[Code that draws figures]

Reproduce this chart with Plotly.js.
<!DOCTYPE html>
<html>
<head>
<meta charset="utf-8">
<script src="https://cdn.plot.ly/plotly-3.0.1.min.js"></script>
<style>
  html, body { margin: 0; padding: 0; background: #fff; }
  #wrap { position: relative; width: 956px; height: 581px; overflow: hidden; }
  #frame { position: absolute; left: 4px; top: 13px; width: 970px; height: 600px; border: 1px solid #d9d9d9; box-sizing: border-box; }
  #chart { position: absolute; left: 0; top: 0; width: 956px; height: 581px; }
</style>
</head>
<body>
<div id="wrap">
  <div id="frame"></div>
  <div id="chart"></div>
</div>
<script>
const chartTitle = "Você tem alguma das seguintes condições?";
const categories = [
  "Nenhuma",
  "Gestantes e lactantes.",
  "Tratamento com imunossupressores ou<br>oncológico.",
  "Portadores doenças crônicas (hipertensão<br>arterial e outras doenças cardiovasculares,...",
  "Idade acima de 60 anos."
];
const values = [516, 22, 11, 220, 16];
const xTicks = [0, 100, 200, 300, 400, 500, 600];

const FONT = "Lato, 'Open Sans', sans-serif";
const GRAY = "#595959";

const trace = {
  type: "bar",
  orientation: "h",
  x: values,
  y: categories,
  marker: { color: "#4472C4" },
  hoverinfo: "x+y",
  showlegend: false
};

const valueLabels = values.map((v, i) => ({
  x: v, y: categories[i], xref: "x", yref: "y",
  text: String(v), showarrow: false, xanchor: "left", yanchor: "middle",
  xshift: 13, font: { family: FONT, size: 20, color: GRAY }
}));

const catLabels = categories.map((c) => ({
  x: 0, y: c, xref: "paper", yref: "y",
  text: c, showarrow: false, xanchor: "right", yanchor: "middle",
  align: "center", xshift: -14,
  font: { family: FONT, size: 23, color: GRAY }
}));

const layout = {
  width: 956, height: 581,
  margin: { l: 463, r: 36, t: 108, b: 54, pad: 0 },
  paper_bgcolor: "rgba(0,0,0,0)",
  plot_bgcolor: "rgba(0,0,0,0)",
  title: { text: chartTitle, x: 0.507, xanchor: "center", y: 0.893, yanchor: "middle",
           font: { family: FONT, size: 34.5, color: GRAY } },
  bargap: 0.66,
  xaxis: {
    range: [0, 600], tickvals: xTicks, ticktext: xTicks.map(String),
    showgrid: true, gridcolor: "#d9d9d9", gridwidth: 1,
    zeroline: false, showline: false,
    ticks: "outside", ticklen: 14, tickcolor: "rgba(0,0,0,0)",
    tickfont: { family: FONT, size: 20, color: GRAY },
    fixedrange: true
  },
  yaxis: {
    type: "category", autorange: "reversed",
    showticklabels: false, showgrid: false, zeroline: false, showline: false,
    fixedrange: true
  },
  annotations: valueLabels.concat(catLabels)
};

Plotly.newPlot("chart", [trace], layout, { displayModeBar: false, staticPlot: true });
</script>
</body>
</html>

...

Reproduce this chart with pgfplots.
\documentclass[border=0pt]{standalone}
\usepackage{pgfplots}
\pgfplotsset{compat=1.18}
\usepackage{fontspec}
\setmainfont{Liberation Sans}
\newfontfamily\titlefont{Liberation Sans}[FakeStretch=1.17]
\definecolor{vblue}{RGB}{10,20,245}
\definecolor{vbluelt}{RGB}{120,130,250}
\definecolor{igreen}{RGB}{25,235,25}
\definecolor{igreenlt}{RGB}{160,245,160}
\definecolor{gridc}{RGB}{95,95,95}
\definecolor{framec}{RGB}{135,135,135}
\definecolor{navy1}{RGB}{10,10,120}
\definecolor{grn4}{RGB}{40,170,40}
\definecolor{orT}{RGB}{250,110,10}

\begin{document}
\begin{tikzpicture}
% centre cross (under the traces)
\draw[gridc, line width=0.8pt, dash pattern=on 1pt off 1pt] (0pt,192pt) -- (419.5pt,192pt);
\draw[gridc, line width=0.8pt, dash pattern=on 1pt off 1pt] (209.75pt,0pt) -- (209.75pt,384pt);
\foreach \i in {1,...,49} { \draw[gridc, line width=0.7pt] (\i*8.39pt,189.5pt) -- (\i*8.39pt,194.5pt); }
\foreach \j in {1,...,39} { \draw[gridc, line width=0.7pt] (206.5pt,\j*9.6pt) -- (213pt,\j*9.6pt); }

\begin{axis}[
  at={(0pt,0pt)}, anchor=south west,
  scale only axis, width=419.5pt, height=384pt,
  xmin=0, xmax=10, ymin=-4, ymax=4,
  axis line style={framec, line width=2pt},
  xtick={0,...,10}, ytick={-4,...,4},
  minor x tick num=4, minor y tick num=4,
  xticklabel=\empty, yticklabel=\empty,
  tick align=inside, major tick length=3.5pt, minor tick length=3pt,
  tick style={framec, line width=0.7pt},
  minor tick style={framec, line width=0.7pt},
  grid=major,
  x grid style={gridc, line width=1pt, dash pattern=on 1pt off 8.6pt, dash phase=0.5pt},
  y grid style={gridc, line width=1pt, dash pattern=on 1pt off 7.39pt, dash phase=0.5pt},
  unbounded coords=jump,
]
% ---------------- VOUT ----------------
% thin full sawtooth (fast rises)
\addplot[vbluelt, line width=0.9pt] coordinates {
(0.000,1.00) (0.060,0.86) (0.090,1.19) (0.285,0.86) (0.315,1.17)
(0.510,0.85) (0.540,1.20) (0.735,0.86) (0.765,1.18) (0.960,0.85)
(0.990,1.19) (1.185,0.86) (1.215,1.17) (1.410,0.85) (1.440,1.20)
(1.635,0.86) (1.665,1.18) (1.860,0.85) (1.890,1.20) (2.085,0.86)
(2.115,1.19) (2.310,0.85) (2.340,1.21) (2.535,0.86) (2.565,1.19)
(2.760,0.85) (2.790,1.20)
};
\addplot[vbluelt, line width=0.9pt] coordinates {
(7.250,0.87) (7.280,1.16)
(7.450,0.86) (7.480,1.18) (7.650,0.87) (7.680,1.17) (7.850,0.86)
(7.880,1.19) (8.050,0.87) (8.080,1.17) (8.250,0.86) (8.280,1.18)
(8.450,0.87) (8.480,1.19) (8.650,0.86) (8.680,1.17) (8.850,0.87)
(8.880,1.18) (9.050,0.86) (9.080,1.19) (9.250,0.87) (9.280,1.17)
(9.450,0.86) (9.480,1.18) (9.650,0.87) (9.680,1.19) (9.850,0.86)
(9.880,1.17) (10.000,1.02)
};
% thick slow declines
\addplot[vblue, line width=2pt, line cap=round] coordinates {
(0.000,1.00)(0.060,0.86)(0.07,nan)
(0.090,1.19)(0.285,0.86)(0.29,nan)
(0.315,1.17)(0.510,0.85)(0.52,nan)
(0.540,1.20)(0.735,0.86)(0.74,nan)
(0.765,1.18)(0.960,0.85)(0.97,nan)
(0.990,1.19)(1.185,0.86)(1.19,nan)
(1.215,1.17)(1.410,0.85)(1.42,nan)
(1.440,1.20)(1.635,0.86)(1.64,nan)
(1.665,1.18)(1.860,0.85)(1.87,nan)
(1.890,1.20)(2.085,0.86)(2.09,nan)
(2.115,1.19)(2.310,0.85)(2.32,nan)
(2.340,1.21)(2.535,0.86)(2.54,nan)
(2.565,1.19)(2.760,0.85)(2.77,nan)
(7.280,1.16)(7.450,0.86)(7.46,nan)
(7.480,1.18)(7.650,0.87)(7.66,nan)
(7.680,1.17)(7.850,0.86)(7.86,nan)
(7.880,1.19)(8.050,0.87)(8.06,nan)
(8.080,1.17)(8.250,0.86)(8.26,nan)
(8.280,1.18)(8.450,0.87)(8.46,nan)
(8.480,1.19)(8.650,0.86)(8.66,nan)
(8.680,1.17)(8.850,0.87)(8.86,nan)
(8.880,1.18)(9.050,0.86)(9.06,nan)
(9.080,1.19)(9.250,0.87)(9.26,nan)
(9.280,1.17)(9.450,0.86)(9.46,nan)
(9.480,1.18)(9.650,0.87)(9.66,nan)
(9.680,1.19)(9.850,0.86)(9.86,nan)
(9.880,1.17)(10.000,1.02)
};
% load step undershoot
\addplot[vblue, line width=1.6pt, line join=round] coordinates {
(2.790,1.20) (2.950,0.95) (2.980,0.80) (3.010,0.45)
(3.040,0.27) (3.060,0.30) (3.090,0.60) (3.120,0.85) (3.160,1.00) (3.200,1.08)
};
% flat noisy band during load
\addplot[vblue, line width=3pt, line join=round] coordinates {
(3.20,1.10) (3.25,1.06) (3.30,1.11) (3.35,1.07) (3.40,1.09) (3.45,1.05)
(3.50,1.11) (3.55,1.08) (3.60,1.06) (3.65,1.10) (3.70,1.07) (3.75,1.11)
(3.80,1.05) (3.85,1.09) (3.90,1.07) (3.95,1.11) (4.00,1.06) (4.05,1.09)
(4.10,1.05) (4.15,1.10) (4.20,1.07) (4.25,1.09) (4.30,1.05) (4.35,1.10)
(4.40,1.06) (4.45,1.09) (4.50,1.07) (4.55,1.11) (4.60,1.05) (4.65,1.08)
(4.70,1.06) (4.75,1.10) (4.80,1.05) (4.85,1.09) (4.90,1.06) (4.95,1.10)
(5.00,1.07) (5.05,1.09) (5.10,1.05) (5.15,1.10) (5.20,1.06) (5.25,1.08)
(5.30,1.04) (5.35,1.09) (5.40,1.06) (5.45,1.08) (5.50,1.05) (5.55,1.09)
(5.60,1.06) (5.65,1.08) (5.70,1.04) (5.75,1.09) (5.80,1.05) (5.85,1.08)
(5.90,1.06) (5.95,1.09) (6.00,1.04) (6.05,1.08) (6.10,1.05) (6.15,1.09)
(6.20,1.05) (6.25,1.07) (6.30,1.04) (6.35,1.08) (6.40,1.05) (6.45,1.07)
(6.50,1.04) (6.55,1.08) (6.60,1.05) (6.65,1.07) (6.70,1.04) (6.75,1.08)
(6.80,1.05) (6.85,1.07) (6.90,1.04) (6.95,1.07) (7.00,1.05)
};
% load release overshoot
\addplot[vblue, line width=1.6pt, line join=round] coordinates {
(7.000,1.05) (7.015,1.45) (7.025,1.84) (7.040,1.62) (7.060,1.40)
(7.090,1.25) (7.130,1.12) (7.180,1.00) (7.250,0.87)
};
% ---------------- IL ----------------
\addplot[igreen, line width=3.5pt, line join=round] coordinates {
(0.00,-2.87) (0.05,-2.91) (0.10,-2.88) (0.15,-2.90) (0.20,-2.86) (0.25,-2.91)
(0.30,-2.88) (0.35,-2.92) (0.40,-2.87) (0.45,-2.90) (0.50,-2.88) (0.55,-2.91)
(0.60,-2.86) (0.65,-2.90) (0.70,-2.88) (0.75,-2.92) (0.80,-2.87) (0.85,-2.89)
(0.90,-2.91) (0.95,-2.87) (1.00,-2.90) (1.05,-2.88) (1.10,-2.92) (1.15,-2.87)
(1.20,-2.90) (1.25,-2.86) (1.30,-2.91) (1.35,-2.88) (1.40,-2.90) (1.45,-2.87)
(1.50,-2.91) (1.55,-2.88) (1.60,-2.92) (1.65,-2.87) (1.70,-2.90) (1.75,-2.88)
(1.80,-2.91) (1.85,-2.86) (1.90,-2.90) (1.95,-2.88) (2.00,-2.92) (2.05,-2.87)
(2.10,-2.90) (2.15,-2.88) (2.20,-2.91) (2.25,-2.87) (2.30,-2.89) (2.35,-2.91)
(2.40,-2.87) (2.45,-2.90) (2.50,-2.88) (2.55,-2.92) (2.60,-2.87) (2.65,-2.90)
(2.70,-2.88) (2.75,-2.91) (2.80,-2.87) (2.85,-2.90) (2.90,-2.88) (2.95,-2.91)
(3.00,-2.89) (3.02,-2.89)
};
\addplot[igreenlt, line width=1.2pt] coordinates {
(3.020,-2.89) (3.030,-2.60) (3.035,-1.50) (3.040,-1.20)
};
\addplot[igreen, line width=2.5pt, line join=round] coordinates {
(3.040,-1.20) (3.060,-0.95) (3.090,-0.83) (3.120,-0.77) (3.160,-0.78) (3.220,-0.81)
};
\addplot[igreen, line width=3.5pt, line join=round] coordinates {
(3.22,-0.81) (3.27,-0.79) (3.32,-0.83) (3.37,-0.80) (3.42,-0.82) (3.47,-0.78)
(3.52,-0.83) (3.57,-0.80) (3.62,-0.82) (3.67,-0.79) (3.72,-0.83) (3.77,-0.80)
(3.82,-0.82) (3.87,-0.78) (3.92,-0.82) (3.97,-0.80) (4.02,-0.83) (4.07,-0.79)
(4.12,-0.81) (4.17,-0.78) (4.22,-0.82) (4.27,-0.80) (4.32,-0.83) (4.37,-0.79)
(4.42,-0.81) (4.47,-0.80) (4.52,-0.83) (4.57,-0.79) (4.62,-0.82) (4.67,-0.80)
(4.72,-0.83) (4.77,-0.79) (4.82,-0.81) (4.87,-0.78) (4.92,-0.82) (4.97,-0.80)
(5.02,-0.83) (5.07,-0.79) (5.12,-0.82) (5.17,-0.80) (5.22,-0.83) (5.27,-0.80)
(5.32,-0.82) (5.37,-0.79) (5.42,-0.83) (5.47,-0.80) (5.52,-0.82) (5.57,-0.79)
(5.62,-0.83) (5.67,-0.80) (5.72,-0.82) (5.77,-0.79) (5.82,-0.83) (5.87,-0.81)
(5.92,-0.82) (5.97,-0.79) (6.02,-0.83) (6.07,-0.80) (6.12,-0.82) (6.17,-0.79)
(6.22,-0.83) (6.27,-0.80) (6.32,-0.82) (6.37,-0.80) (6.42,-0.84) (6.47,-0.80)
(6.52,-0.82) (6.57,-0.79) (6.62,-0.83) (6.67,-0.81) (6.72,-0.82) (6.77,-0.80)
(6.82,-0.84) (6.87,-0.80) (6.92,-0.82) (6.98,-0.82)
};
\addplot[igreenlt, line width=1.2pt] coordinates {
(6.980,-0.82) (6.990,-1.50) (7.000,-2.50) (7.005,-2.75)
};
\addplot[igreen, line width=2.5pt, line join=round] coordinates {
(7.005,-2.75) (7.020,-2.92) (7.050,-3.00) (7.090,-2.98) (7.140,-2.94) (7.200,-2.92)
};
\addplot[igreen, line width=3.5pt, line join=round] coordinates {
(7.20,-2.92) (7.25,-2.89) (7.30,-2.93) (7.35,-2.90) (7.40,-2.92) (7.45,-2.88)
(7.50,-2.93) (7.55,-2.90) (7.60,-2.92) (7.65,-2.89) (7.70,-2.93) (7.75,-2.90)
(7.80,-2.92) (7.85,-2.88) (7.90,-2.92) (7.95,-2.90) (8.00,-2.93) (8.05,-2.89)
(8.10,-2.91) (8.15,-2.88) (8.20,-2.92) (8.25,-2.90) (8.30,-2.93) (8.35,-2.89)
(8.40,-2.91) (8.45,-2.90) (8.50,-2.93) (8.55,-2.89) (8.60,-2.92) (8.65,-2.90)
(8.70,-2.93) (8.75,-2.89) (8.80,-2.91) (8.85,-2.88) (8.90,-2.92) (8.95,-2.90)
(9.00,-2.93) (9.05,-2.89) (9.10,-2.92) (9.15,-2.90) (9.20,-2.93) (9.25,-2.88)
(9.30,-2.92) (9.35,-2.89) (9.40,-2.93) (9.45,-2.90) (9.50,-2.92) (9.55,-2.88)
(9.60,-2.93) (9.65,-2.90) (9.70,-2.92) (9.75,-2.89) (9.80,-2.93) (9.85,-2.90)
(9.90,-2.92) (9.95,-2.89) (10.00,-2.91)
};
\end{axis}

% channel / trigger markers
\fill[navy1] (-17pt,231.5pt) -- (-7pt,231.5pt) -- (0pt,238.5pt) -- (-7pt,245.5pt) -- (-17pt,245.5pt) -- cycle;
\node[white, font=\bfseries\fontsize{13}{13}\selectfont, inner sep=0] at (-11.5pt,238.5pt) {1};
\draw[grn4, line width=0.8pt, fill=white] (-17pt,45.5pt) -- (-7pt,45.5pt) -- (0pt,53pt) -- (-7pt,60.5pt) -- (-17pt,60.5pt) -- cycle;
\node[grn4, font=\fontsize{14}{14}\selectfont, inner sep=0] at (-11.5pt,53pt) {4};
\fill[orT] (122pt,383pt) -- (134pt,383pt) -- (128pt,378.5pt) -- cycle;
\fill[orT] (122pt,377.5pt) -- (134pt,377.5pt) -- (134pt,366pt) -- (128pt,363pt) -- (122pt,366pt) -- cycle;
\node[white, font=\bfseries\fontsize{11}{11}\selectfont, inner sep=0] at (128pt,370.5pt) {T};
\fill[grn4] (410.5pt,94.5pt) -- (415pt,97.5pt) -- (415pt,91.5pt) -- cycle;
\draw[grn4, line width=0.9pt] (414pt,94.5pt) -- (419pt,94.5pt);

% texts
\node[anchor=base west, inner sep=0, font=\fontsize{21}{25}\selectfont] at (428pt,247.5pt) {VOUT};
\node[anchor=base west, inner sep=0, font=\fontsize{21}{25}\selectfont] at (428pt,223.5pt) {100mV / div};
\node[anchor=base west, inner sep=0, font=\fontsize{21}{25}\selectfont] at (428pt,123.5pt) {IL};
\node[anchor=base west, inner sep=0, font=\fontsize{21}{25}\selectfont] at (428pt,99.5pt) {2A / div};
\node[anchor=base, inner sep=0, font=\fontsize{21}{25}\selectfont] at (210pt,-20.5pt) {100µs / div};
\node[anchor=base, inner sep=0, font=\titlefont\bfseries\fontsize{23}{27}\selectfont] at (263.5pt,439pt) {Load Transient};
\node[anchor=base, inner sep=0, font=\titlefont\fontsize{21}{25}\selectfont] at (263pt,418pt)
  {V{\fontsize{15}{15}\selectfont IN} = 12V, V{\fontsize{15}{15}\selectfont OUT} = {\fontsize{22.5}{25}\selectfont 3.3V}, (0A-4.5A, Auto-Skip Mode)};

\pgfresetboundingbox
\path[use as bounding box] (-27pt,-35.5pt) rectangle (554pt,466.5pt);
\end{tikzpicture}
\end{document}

[EXERCISE INSTRUCTIONS]
Repeat, unchanged, every line from the one that contains "Reproduce this chart with pgfplots." to the one that contains "line width=0.7pt] (206.5pt,\j*9.6pt)", including both, and no other line.

[THE OUTPUT]
Reproduce this chart with pgfplots.
\documentclass[border=0pt]{standalone}
\usepackage{pgfplots}
\pgfplotsset{compat=1.18}
\usepackage{fontspec}
\setmainfont{Liberation Sans}
\newfontfamily\titlefont{Liberation Sans}[FakeStretch=1.17]
\definecolor{vblue}{RGB}{10,20,245}
\definecolor{vbluelt}{RGB}{120,130,250}
\definecolor{igreen}{RGB}{25,235,25}
\definecolor{igreenlt}{RGB}{160,245,160}
\definecolor{gridc}{RGB}{95,95,95}
\definecolor{framec}{RGB}{135,135,135}
\definecolor{navy1}{RGB}{10,10,120}
\definecolor{grn4}{RGB}{40,170,40}
\definecolor{orT}{RGB}{250,110,10}

\begin{document}
\begin{tikzpicture}
% centre cross (under the traces)
\draw[gridc, line width=0.8pt, dash pattern=on 1pt off 1pt] (0pt,192pt) -- (419.5pt,192pt);
\draw[gridc, line width=0.8pt, dash pattern=on 1pt off 1pt] (209.75pt,0pt) -- (209.75pt,384pt);
\foreach \i in {1,...,49} { \draw[gridc, line width=0.7pt] (\i*8.39pt,189.5pt) -- (\i*8.39pt,194.5pt); }
\foreach \j in {1,...,39} { \draw[gridc, line width=0.7pt] (206.5pt,\j*9.6pt) -- (213pt,\j*9.6pt); }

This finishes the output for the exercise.